Le but de cet « exercice » était d’écrire une histoire d’amour impossible entre deux jeunes de différentes origines dans un contexte « d’apartheid » qui ne disait pas son nom. Deux jeunes amoureux qui avaient osé défier les convenances, sachant que cela allait les exposer aux pires sanctions, particulièrement pour le jeune arabe. Donc le sujet traité était bien défini au départ.

L’histoire de votre roman, en dehors qu’elle soit vraie, est très bouleversante par moments. N’avez-vous pas pu trouver un moyen de la porter éventuellement à l’écran ?
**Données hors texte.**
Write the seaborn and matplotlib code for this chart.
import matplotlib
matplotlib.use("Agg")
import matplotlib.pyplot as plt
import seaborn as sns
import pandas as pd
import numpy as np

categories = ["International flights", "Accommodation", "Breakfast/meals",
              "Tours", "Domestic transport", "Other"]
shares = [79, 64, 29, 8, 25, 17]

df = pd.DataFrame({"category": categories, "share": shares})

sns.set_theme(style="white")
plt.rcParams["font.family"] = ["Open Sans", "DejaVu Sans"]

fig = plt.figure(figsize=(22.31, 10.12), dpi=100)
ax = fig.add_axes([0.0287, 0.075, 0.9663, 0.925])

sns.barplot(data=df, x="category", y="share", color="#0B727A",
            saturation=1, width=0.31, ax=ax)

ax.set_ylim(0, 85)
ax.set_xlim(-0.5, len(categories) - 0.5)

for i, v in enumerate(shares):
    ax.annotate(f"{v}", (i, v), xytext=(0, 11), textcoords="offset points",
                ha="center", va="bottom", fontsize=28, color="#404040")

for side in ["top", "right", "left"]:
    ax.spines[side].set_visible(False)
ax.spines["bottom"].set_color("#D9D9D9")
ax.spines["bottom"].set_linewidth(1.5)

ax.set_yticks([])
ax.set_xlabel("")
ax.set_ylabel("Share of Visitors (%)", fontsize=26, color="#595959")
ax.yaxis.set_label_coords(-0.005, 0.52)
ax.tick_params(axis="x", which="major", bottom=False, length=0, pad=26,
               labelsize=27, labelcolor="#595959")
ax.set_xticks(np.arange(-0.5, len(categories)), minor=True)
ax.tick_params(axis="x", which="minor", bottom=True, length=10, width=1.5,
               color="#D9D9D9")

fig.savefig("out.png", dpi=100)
En effet, lorsque le livre avait paru, beaucoup de lecteurs m’avaient suggéré de porter l’histoire à l’écran. N’étant pas scénariste, je n’avais pas voulu m’y aventurer. Pourtant sur instance de mon entourage et de quelques amis de la profession, j’ai écrit un scénario qui est quelque peu différent du roman, et là je réponds un peu à votre précédente question, pour ce qui est de la période 1954/1962. Rendant hommage à la Révolution algérienne et pour son le 50e anniversaire, j’ai « fait partir Dahmane au maquis », fuyant de la prison. Ainsi, cette période, on la retrouvera explicitement dans le film qui sera réalisé bientôt, adapté de cette histoire. Là, j’ai évoqué cette période plus longuement. Mais l’essentiel de l’histoire d’amour demeure fidèle au roman. Sans changement notable.

Pour tous les lecteurs qui auront lu en premier Ce que le jour doit à la nuit de Yasmina Khadra, ils ont cette impression qu’ils revoient le film en question, mais d’une autre façon. D’où viennent toutes ces autres étranges similitudes ? Qui a singé l’autre ? Vous ou lui ?
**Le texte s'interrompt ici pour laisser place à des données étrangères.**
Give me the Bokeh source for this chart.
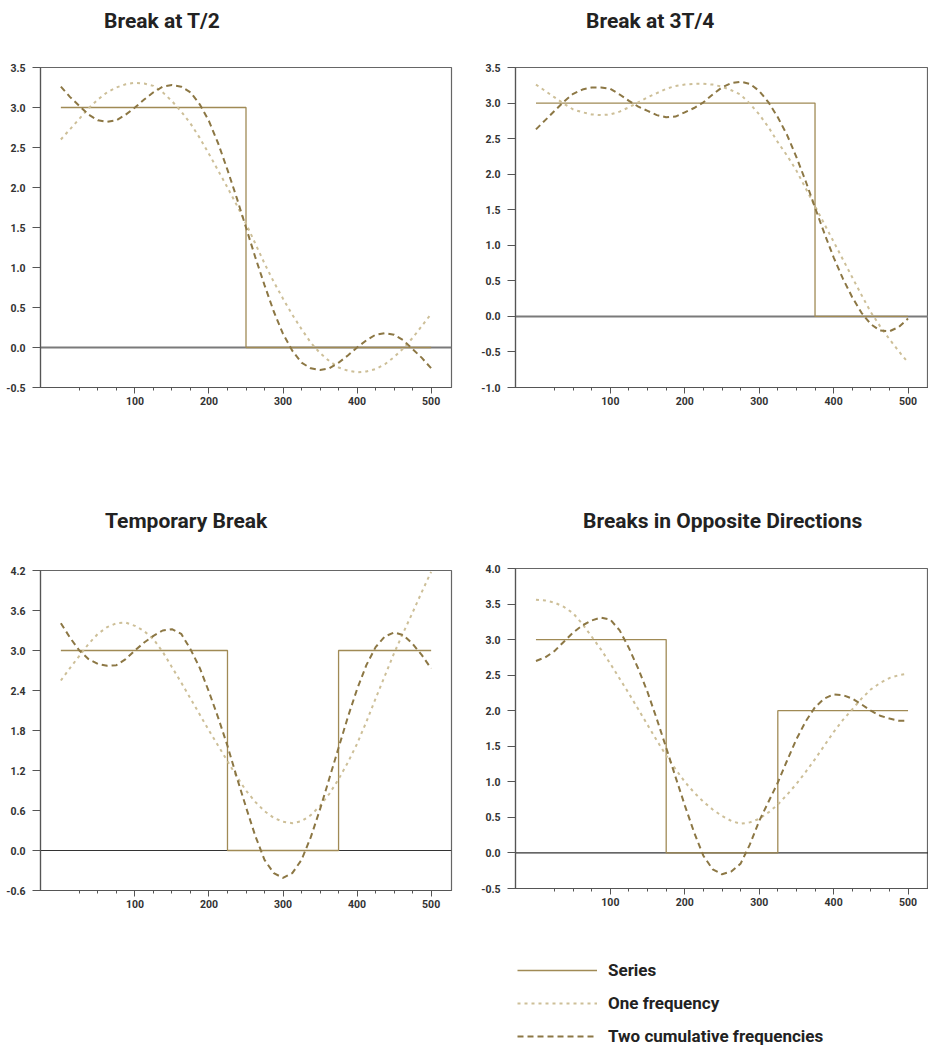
from bokeh.plotting import figure
from bokeh.models import (FixedTicker, PrintfTickFormatter, Span, Range1d, Legend,
                          LegendItem, Div)
from bokeh.layouts import column, row
from bokeh.embed import file_html
from bokeh.resources import INLINE

# ---------------- data ----------------
t = [0, 12.5, 25, 37.5, 50, 62.5, 75, 87.5, 100, 112.5, 125, 137.5, 150, 162.5,
     175, 187.5, 200, 212.5, 225, 237.5, 250, 262.5, 275, 287.5, 300, 312.5,
     325, 337.5, 350, 362.5, 375, 387.5, 400, 412.5, 425, 437.5, 450, 462.5,
     475, 487.5, 500]

x_major = [100, 200, 300, 400, 500]
x_minor = [25, 50, 75, 125, 150, 175, 225, 250, 275, 325, 350, 375, 425, 450, 475]

# Break at T/2
tl_title = "Break at T/2"
tl_edges = [0, 250, 500]
tl_levels = [3, 0]
tl_one = [2.60, 2.73, 2.86, 2.99, 3.10, 3.19, 3.25, 3.29, 3.31, 3.30, 3.27,
          3.19, 3.08, 2.95, 2.80, 2.62, 2.42, 2.21, 2.00, 1.78, 1.55, 1.30,
          1.05, 0.82, 0.61, 0.41, 0.23, 0.06, -0.07, -0.17, -0.25, -0.29,
          -0.31, -0.30, -0.27, -0.21, -0.12, -0.01, 0.12, 0.27, 0.42]
tl_two = [3.26, 3.13, 3.02, 2.91, 2.84, 2.82, 2.84, 2.91, 3.00, 3.10, 3.19,
          3.26, 3.28, 3.26, 3.19, 3.04, 2.83, 2.55, 2.22, 1.87, 1.50, 1.13,
          0.78, 0.45, 0.17, -0.04, -0.19, -0.26, -0.28, -0.26, -0.19, -0.10,
          0.00, 0.09, 0.16, 0.18, 0.16, 0.09, -0.02, -0.13, -0.26]
tl_yticks = [-0.5, 0.0, 0.5, 1.0, 1.5, 2.0, 2.5, 3.0, 3.5]

# Break at 3T/4
tr_title = "Break at 3T/4"
tr_edges = [0, 375, 500]
tr_levels = [3, 0]
tr_one = [3.26, 3.17, 3.08, 2.99, 2.91, 2.87, 2.84, 2.83, 2.84, 2.88, 2.94,
          3.01, 3.08, 3.14, 3.20, 3.24, 3.26, 3.27, 3.27, 3.26, 3.23, 3.18,
          3.12, 2.99, 2.84, 2.66, 2.45, 2.26, 2.05, 1.80, 1.55, 1.30, 1.05,
          0.80, 0.55, 0.30, 0.06, -0.14, -0.32, -0.49, -0.65]
tr_two = [2.63, 2.76, 2.89, 3.02, 3.13, 3.19, 3.22, 3.22, 3.20, 3.12, 3.03,
          2.95, 2.89, 2.83, 2.80, 2.81, 2.87, 2.93, 3.01, 3.12, 3.22, 3.28,
          3.30, 3.27, 3.17, 3.01, 2.80, 2.55, 2.24, 1.90, 1.53, 1.17, 0.83,
          0.53, 0.27, 0.05, -0.11, -0.20, -0.21, -0.15, -0.03]
tr_yticks = [-1.0, -0.5, 0.0, 0.5, 1.0, 1.5, 2.0, 2.5, 3.0, 3.5]

# Temporary Break
bl_title = "Temporary Break"
bl_edges = [0, 225, 375, 500]
bl_levels = [3, 0, 3]
bl_one = [2.55, 2.74, 2.92, 3.10, 3.25, 3.35, 3.41, 3.42, 3.37, 3.29, 3.17,
          2.98, 2.75, 2.52, 2.28, 2.04, 1.80, 1.57, 1.34, 1.11, 0.90, 0.73,
          0.59, 0.49, 0.43, 0.41, 0.44, 0.53, 0.67, 0.85, 1.07, 1.32, 1.60,
          1.93, 2.28, 2.62, 2.96, 3.27, 3.57, 3.88, 4.18]
bl_two = [3.41, 3.19, 3.00, 2.87, 2.80, 2.77, 2.78, 2.87, 3.00, 3.12, 3.22,
          3.30, 3.32, 3.25, 3.02, 2.74, 2.38, 1.99, 1.57, 1.10, 0.65, 0.22,
          -0.14, -0.34, -0.41, -0.34, -0.14, 0.20, 0.62, 1.08, 1.54, 2.00,
          2.42, 2.78, 3.05, 3.21, 3.27, 3.23, 3.10, 2.93, 2.73]
bl_yticks = [-0.6, 0.0, 0.6, 1.2, 1.8, 2.4, 3.0, 3.6, 4.2]

# Breaks in Opposite Directions
br_title = "Breaks in Opposite Directions"
br_edges = [0, 175, 325, 500]
br_levels = [3, 0, 2]
br_one = [3.56, 3.55, 3.52, 3.46, 3.37, 3.22, 3.04, 2.86, 2.66, 2.45, 2.24,
          2.02, 1.80, 1.58, 1.37, 1.18, 1.00, 0.85, 0.72, 0.61, 0.52, 0.45,
          0.41, 0.43, 0.48, 0.57, 0.68, 0.82, 0.97, 1.14, 1.32, 1.51, 1.70,
          1.87, 2.02, 2.17, 2.30, 2.39, 2.46, 2.50, 2.52]
br_two = [2.70, 2.75, 2.84, 2.97, 3.10, 3.20, 3.27, 3.31, 3.28, 3.13, 2.88,
          2.59, 2.26, 1.88, 1.48, 1.07, 0.67, 0.29, -0.04, -0.23, -0.30, -0.26,
          -0.15, 0.12, 0.45, 0.72, 0.99, 1.30, 1.60, 1.85, 2.05, 2.17, 2.23,
          2.22, 2.17, 2.09, 2.00, 1.93, 1.89, 1.86, 1.86]
br_yticks = [-0.5, 0.0, 0.5, 1.0, 1.5, 2.0, 2.5, 3.0, 3.5, 4.0]

legend_labels = ["Series", "One frequency", "Two cumulative frequencies"]

# ---------------- style ----------------
C_SERIES = "#a08a55"
C_ONE = "#cdbf98"
C_TWO = "#8c7744"
FONT = "Roboto"
TXT = "#222222"
SERIES_STYLE = dict(line_color=C_SERIES, line_width=1.3)
ONE_STYLE = dict(line_color=C_ONE, line_width=2, line_dash="3 4")
TWO_STYLE = dict(line_color=C_TWO, line_width=2, line_dash="6 4")


def step_xy(edges, levels):
    xs, ys = [], []
    for i, lv in enumerate(levels):
        xs += [edges[i], edges[i + 1]]
        ys += [lv, lv]
    return xs, ys


def title_div(text, height, pad_left, pad_top):
    html = ('<div style="margin:0;padding:%dpx 0 0 %dpx;font-family:Roboto;'
            'font-size:21px;font-weight:bold;color:%s;line-height:normal;'
            'white-space:nowrap;">%s</div>' % (pad_top, pad_left, TXT, text))
    return Div(text=html, width=464, height=height, margin=(0, 0, 0, 0))


def make_chart(edges, levels, one, two, yticks, width, height,
               bl, br, bt, bb, zero_color, zero_width):
    p = figure(width=width, height=height,
               x_range=Range1d(-27.5, 527.5),
               y_range=Range1d(yticks[0], yticks[-1]),
               output_backend="svg", toolbar_location=None,
               min_border_left=bl, min_border_right=br,
               min_border_top=bt, min_border_bottom=bb)
    p.grid.visible = False
    p.outline_line_color = "#666666"
    p.outline_line_width = 1.2
    p.background_fill_color = "white"
    p.border_fill_color = "white"

    xa = p.xaxis[0]
    xa.ticker = FixedTicker(ticks=x_major, minor_ticks=x_minor)
    xa.major_tick_out = 6
    xa.major_tick_in = 0
    xa.minor_tick_out = 3
    xa.minor_tick_in = 0
    xa.major_label_standoff = 3

    ya = p.yaxis[0]
    ya.ticker = FixedTicker(ticks=yticks, minor_ticks=[])
    ya.formatter = PrintfTickFormatter(format="%.1f")
    ya.major_tick_out = 8
    ya.major_tick_in = 0
    ya.major_label_standoff = 7

    for ax in (xa, ya):
        ax.axis_line_color = "#555555"
        ax.axis_line_width = 1.2
        ax.major_tick_line_color = "#555555"
        ax.minor_tick_line_color = "#555555"
        ax.major_label_text_font = FONT
        ax.major_label_text_font_size = "10.5px"
        ax.major_label_text_font_style = "bold"
        ax.major_label_text_color = "#333333"

    p.add_layout(Span(location=0, dimension="width", line_color=zero_color,
                      line_width=zero_width, level="underlay"))

    sx, sy = step_xy(edges, levels)
    p.line(sx, sy, **SERIES_STYLE)
    p.line(t, one, **ONE_STYLE)
    p.line(t, two, **TWO_STYLE)
    return p


p_tl = make_chart(tl_edges, tl_levels, tl_one, tl_two, tl_yticks,
                  464, 444, 40, 13, 8, 116, "#7a7a7a", 2)
p_tr = make_chart(tr_edges, tr_levels, tr_one, tr_two, tr_yticks,
                  464, 444, 51, 0, 8, 116, "#7a7a7a", 2)
p_bl = make_chart(bl_edges, bl_levels, bl_one, bl_two, bl_yticks,
                  464, 361, 40, 13, 8, 33, "#333333", 1.2)
p_br = make_chart(br_edges, br_levels, br_one, br_two, br_yticks,
                  464, 363, 51, 0, 8, 35, "#333333", 1.2)

c_tl = column(title_div(tl_title, 59, 104, 9), p_tl)
c_tr = column(title_div(tr_title, 59, 122, 9), p_tr)
c_bl = column(title_div(bl_title, 59, 105, 6), p_bl)
c_br = column(title_div(br_title, 57, 119, 6), p_br)

# legend strip: key glyphs come from the last chart's series (kept outside the view)
lg = figure(width=928, height=124, x_range=Range1d(1000, 1001), y_range=Range1d(0, 1),
            output_backend="svg", toolbar_location=None,
            x_axis_type=None, y_axis_type=None,
            min_border_left=0, min_border_right=0, min_border_top=0, min_border_bottom=0)
lg.grid.visible = False
lg.outline_line_color = None
sx, sy = step_xy(br_edges, br_levels)
k1 = lg.line(sx, sy, **SERIES_STYLE)
k2 = lg.line(t, br_one, **ONE_STYLE)
k3 = lg.line(t, br_two, **TWO_STYLE)
legend = Legend(items=[LegendItem(label=legend_labels[0], renderers=[k1]),
                       LegendItem(label=legend_labels[1], renderers=[k2]),
                       LegendItem(label=legend_labels[2], renderers=[k3])],
                location=(517, 1), orientation="vertical",
                glyph_width=80, glyph_height=20, label_height=20,
                label_standoff=11, spacing=13, padding=0, margin=0,
                border_line_color=None, background_fill_alpha=0,
                label_text_font=FONT, label_text_font_size="17px",
                label_text_font_style="bold", label_text_color=TXT)
lg.add_layout(legend, "center")

layout = column(row(c_tl, c_tr), row(c_bl, c_br), lg)

open("out.html", "w").write(file_html(layout, INLINE))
Vous employez le verbe « singer », c’est tellement différent des avis de celles et ceux qui ont réagi sur Internet ou dans les rares articles de presse qui ont évoqué le sujet. Je me suis jusqu’alors, très peu prononcé sur cette histoire. J’ai répondu à quelques personnes qui insistaient, que les similitudes dans les deux textes pouvaient être considérées comme de l’intertextualité probablement. Comment pourrais-je donc singer ou copier un autre auteur, alors que je ne fais que relater une histoire absolument vraie qui concerne ma propre famille ? Le faire ne serait que synonyme de travestir cette tangible réalité. Et puis, vous n’avez qu’à considérer l’antériorité de mon écrit pour deviner d’où vient le problème et qui en est responsable.

Et pourquoi ni vous-mêmes ni votre maison d’éditions ne vous êtes-vous donc malheureusement pas élevés contre cette osée manière de faire, pour le moins assez malhonnête ?
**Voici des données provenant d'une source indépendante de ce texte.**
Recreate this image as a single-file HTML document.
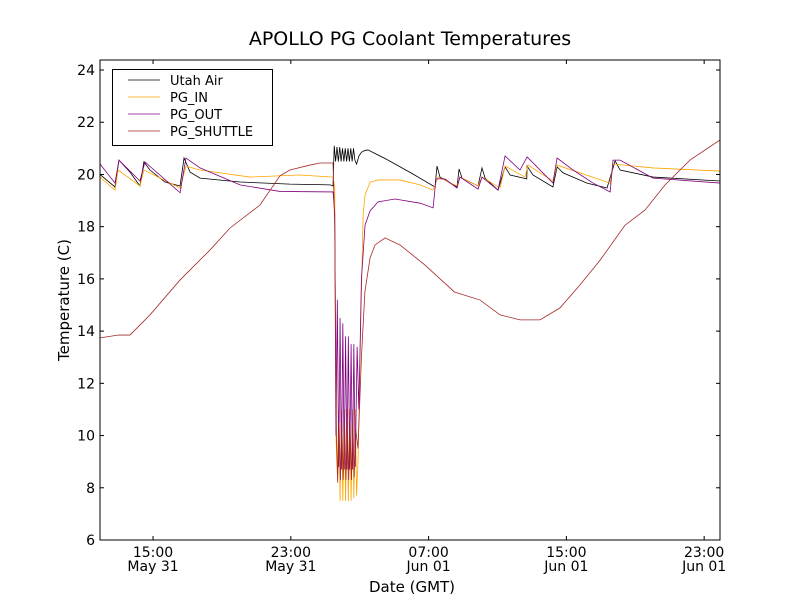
<!DOCTYPE html>
<html><head><meta charset="utf-8"><style>
body{margin:0;background:#fff}
svg text{font-family:"DejaVu Sans","Liberation Sans",sans-serif}
</style></head><body>
<svg id="chart" width="800" height="600" xmlns="http://www.w3.org/2000/svg">
<rect width="800" height="600" fill="#fff"/>
<text x="410" y="45" font-size="19" text-anchor="middle">APOLLO PG Coolant Temperatures</text>
<g id="plot"></g>
<g id="axes"></g>
<text x="412" y="592" font-size="15" text-anchor="middle">Date (GMT)</text>
<text transform="translate(69,300) rotate(-90)" font-size="15" text-anchor="middle">Temperature (C)</text>
<g>
<rect x="112.5" y="69.5" width="160" height="76" fill="#fff" stroke="#000" stroke-width="1"/>
<line x1="128" y1="80" x2="160" y2="80" stroke="#000" stroke-width="0.7"/>
<text x="170" y="85" font-size="13">Utah Air</text>
<line x1="128" y1="97" x2="160" y2="97" stroke="#FFA500" stroke-width="0.7"/>
<text x="170" y="102" font-size="13">PG_IN</text>
<line x1="128" y1="114" x2="160" y2="114" stroke="#800080" stroke-width="0.7"/>
<text x="170" y="119" font-size="13">PG_OUT</text>
<line x1="128" y1="131" x2="160" y2="131" stroke="#A52A2A" stroke-width="0.7"/>
<text x="170" y="136" font-size="13">PG_SHUTTLE</text>
</g>
</svg>
<script>
// hours since May 31 00:00 GMT
const xTicks=[15,23,31,39,47];
const xTickTime=["15:00","23:00","07:00","15:00","23:00"];
const xTickDate=["May 31","May 31","Jun 01","Jun 01","Jun 01"];
const yTicks=[6,8,10,12,14,16,18,20,22,24];
const utahT=[11.92,12.79,13.02,13.66,14.24,14.47,14.82,15.69,16.57,16.80,17.15,17.73,20.05,22.95,25.28,25.45,25.52,25.6,25.68,25.76,25.84,25.92,26.0,26.08,26.16,26.24,26.32,26.40,26.48,26.56,26.64,26.72,26.82,26.95,27.1,27.3,27.48,28.5,30.0,31.37,31.49,31.66,32.65,32.77,32.94,33.87,34.10,34.28,35.03,35.44,35.73,36.70,36.72,37.06,38.22,38.46,38.81,40.20,41.36,41.83,42.12,44.03,47.92];
const utahV=[20.0,19.52,20.55,20.09,19.56,20.48,20.17,19.71,19.56,20.63,20.09,19.86,19.71,19.63,19.60,19.56,21.1,20.5,21.05,20.5,21.05,20.5,21.0,20.5,21.0,20.5,21.0,20.5,21.0,20.5,21.0,20.55,20.4,20.7,20.85,20.92,20.94,20.6,20.05,19.52,20.32,19.90,19.52,20.21,19.86,19.56,20.25,19.86,19.40,20.29,19.98,19.83,20.32,19.98,19.52,20.29,20.06,19.67,19.48,20.52,20.17,19.90,19.75];
const inT=[11.92,12.79,12.97,14.24,14.47,16.57,16.91,17.73,20.63,23.53,25.45,25.55,25.62,25.7,25.78,25.86,25.94,26.02,26.10,26.18,26.26,26.34,26.42,26.50,26.58,26.66,26.74,26.82,26.9,27.05,27.2,27.31,27.6,28.06,29.34,30.50,31.26,31.55,32.65,32.82,33.87,34.10,35.15,35.44,36.60,36.77,38.22,38.46,41.54,41.71,44.03,47.92];
const inV=[19.9,19.40,20.17,19.56,20.17,19.48,20.32,20.17,19.90,19.98,19.9,19.5,10.0,8.5,11.0,7.5,11.0,7.5,11.0,7.5,11.0,7.5,11.0,7.5,11.0,7.6,11.0,7.7,9.0,14.0,18.5,19.21,19.7,19.79,19.79,19.6,19.40,19.90,19.56,19.90,19.56,19.90,19.48,20.32,19.90,20.36,19.75,20.36,19.67,20.40,20.25,20.13];
const outT=[11.92,12.79,13.02,14.24,14.53,16.57,16.91,17.73,20.05,22.37,25.45,25.55,25.62,25.7,25.78,25.86,25.94,26.02,26.10,26.18,26.26,26.34,26.42,26.50,26.58,26.66,26.74,26.85,26.95,27.1,27.31,27.6,28.06,29.05,30.50,31.26,31.43,31.95,32.65,32.82,33.87,34.10,35.03,35.44,36.31,36.72,38.22,38.46,39.39,40.55,41.54,41.71,42.12,44.03,47.92];
const outV=[20.4,19.67,20.55,19.75,20.48,19.30,20.63,20.25,19.60,19.35,19.33,18.5,10.0,15.2,8.8,14.5,8.7,14.3,8.7,13.8,8.7,13.8,8.7,13.5,8.7,13.5,8.8,13.4,11.0,16.0,18.06,18.6,18.95,19.06,18.9,18.72,19.83,19.83,19.48,19.90,19.44,19.90,19.40,20.71,20.17,20.67,19.67,20.63,20.17,19.67,19.33,20.55,20.55,19.86,19.67];
const shT=[11.92,13.0,13.66,14.82,16.57,18.31,19.47,21.21,22.37,22.95,24.11,24.7,25.45,25.55,25.65,25.72,25.80,25.88,25.96,26.04,26.12,26.20,26.28,26.36,26.44,26.52,26.60,26.68,26.76,26.9,27.1,27.3,27.6,27.89,28.47,29.34,30.79,32.5,33.99,35.15,36.31,37.47,38.63,39.79,40.96,42.41,43.57,44.73,46.18,47.92];
const shV=[13.74,13.85,13.85,14.62,15.96,17.11,17.95,18.83,19.95,20.17,20.36,20.44,20.44,18.0,10.0,8.2,10.5,8.3,10.5,8.3,10.5,8.3,10.5,8.3,10.5,8.3,10.5,8.4,10.3,9.5,13.0,15.5,16.8,17.3,17.57,17.3,16.53,15.5,15.19,14.62,14.43,14.43,14.89,15.77,16.72,18.06,18.64,19.6,20.55,21.32];

const L=100,R=720,T=60,B=540,x0=11.92,x1=47.92,y0=6,y1=24.38;
const sx=h=>L+(h-x0)/(x1-x0)*(R-L);
const sy=v=>540-(v-y0)*26.11;
const NS="http://www.w3.org/2000/svg";
const plot=document.getElementById('plot'),axes=document.getElementById('axes');
function mk(tag,attrs,parent){const e=document.createElementNS(NS,tag);for(const k in attrs)e.setAttribute(k,attrs[k]);parent.appendChild(e);return e;}
const cp=mk('clipPath',{id:'clip'},plot);mk('rect',{x:L,y:T,width:R-L,height:B-T},cp);
function line(ts,vs,color,name){
  let d=ts.map((t,i)=>(i?'L':'M')+sx(t).toFixed(2)+','+sy(vs[i]).toFixed(2)).join('');
  const p=mk('path',{d:d,fill:'none',stroke:color,'stroke-width':0.8,'clip-path':'url(#clip)'},plot);
  
  
}
line(utahT,utahV,'#000','utah-air-line');
line(inT,inV,'#FFA500','pg-in-line');
line(outT,outV,'#800080','pg-out-line');
line(shT,shV,'#A52A2A','pg-shuttle-line');
mk('rect',{x:L,y:T,width:R-L,height:B-T,fill:'none',stroke:'#000','stroke-width':1},axes);
xTicks.forEach((h,i)=>{const x=sx(h);
  mk('line',{x1:x,y1:B,x2:x,y2:B-4,stroke:'#000'},axes);
  mk('line',{x1:x,y1:T,x2:x,y2:T+4,stroke:'#000'},axes);
  const t=mk('text',{x:x,y:B+17,'font-size':14,'text-anchor':'middle'},axes);t.textContent=xTickTime[i];
  
  
  const t2=mk('text',{x:x,y:B+31,'font-size':14,'text-anchor':'middle'},axes);t2.textContent=xTickDate[i];
  
  
});
yTicks.forEach(v=>{const y=sy(v);
  mk('line',{x1:L,y1:y,x2:L+4,y2:y,stroke:'#000'},axes);
  mk('line',{x1:R,y1:y,x2:R-4,y2:y,stroke:'#000'},axes);
  const t=mk('text',{x:L-5,y:y+5,'font-size':14,'text-anchor':'end'},axes);t.textContent=v;
  
  
});
</script>
</body></html>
Pour ma part, et sur l’insistance des uns et des autres, j’ai répondu que c’était à mon éditeur d’éclaircir cette histoire quant aux nombreuses similitudes qui existent entre mon roman et celui que vous évoquez plus haut, dans la mesure où j’ai cédé mes droits, dès le départ, à ma maison d’édition. Donc, en tant que propriétaire des droits de ce roman, c’est à ma maison d’éditions de réagir (ou pas). Donc, il serait judicieux de se rapprocher de Dalimen éditions pour connaître la position de sa direction sur ces faits qui ont fait couler tellement d’encre des deux rivages de la Méditerranée, et même bien au-delà. Quant à moi, le fait que l’on ne cesse de parler si longuement de mon roman, et ce, depuis sa parution en 2004 jusqu’à ce jour encore, prouve que l’histoire a plu aux profanes et aux professionnels. Donc, que l’on reprenne une partie de cette histoire à d’autres fins, ne me dérange nullement lorsque l’éthique est respectée dans son intégralité. Au contraire, j’ai la satisfaction d’avoir « pondu » une belle histoire. Qu’elle soit « singée », c’est bien ! Moi, j’ai raconté la toute vraie. Celle que je connais parfaitement, sur le bout des doigts ou par cœur. En faire un film, une pièce théâtrale ou raconter l’histoire ici et là m’honorerait, dans la mesure où les droits moraux et autres, des uns et des autres, soient préservés. Tout le reste n’est, par contre, qu’une question de conscience. Ma conscience, à moi, est bien tranquille. La copie de la similitude est pourtant bien ailleurs. Pour preuve : mon roman est le premier arrivé sur le marché (en 2004). Et ça, ça veut tout dire. Tout autre écrit (postérieur à cette date, comme c’est le cas aujourd’hui) qui se rapproche de son histoire est donc objet de reproches, sujet à suspicion, sur le plan de l’éthique.